There is little doubt that Nelson Mandela was for a time a member of the South African Communist Party, a fact cited by some on the right as evidence that the man was no saint. I don’t believe in saints, but if I did, Mandela’s communist affiliations wouldn’t be a disqualifier.
Bill Kellar says that Mandela’s long-term alliance with the communists was a marriage of convenience, that it says less about his ideology than his pragmatism. Kellar may be right, but he offers no evidence that Mandela didn’t share many of the beliefs of his longstanding comrades in arms. For all we know, Mandela, like many Third World revolutionaries in the post war decades, might have believed that the Soviet Union represented a model of development that his own country could profitably emulate. We do know that at the time of his release from prison, he still believed in the large-scale nationalization of industry.
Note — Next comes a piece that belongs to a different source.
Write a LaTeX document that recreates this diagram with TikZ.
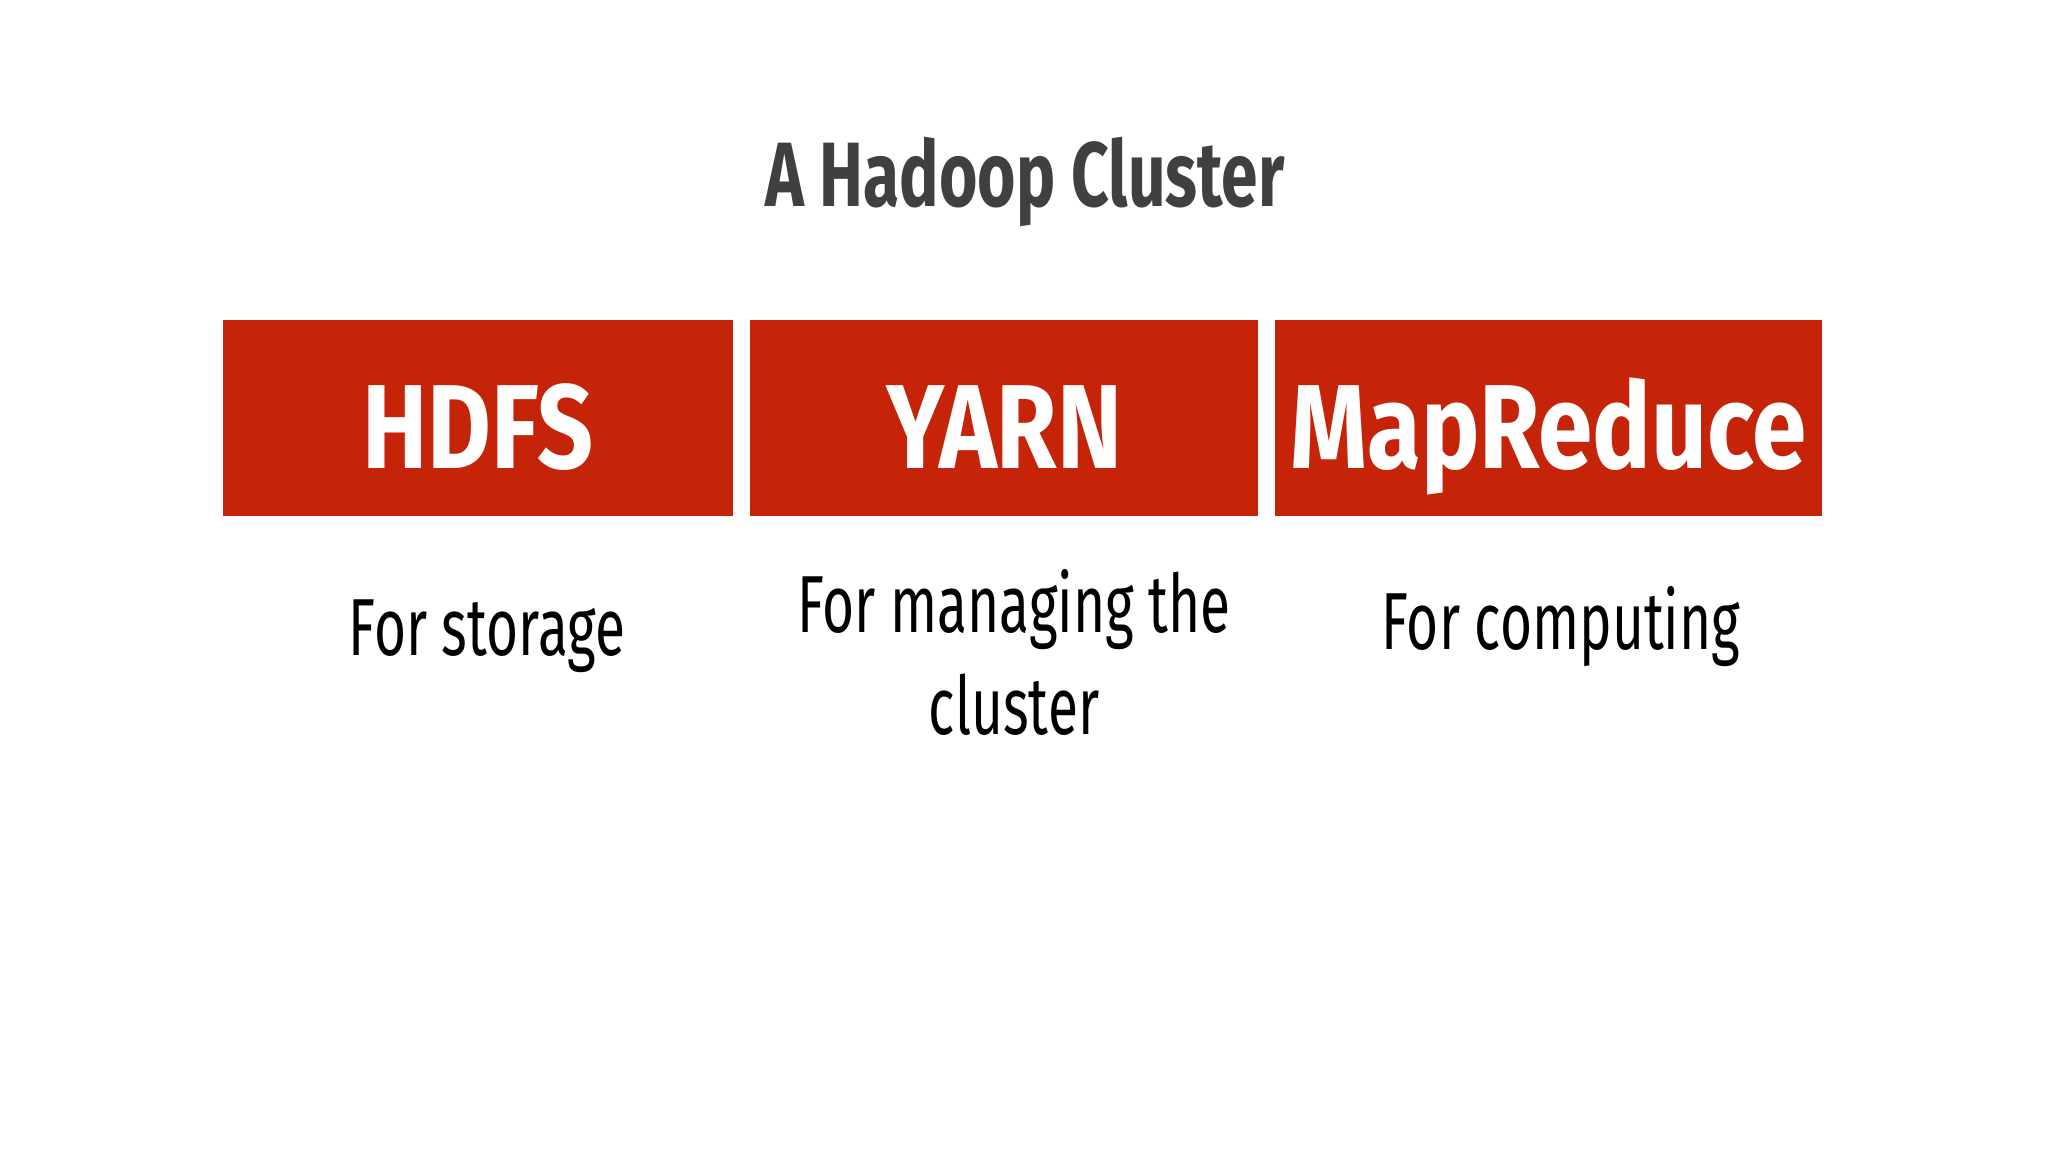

But so what? During the Cold War Americans tended to equate communism with more or less absolute evil; accordingly, communists were beyond the pale of respectability and any cause they supported was tainted at best. But knee-jerk anti-communism ignores the fact that for much of the twentieth century many millions of decent people around the globe embraced communism. That embrace typically reflected revulsion at the injustices endemic to capitalism and a passionate belief about the possibilities for building a better society. Communism was very much a secular religion. Its followers, like other devout religionists, were adept at ignoring evidence that contradicted their fundamental beliefs. So, committed communists managed to delude themselves about the palpable evils of actually existing communism. And, certainly, the Soviet Union could count on the blind loyalty of its followers in pursuing its less than idealistic foreign policy objectives. But the universal demonization of communists in the United States (anti-communist hysteria didn’t reach the same levels in other western democracies) only served the interests of the right.
In the United States and elsewhere, communists often made important contributions to struggles for human rights and freedom. American communists, for example, played an important role in building this country’s labor movement and—long before most liberals gave much thought to African-Americans—in the struggle for civil rights. And, yes, South African communists were a major part of the anti-Apartheid movement. Anti-communists tend to dismiss such facts as mere evidence of communists’ efforts to exploit legitimate causes for their nefarious ends. But the fact is that most communists sincerely believed in those causes. It doesn’t bother me at all that Nelson Mandela for a time may have counted himself among those true believers.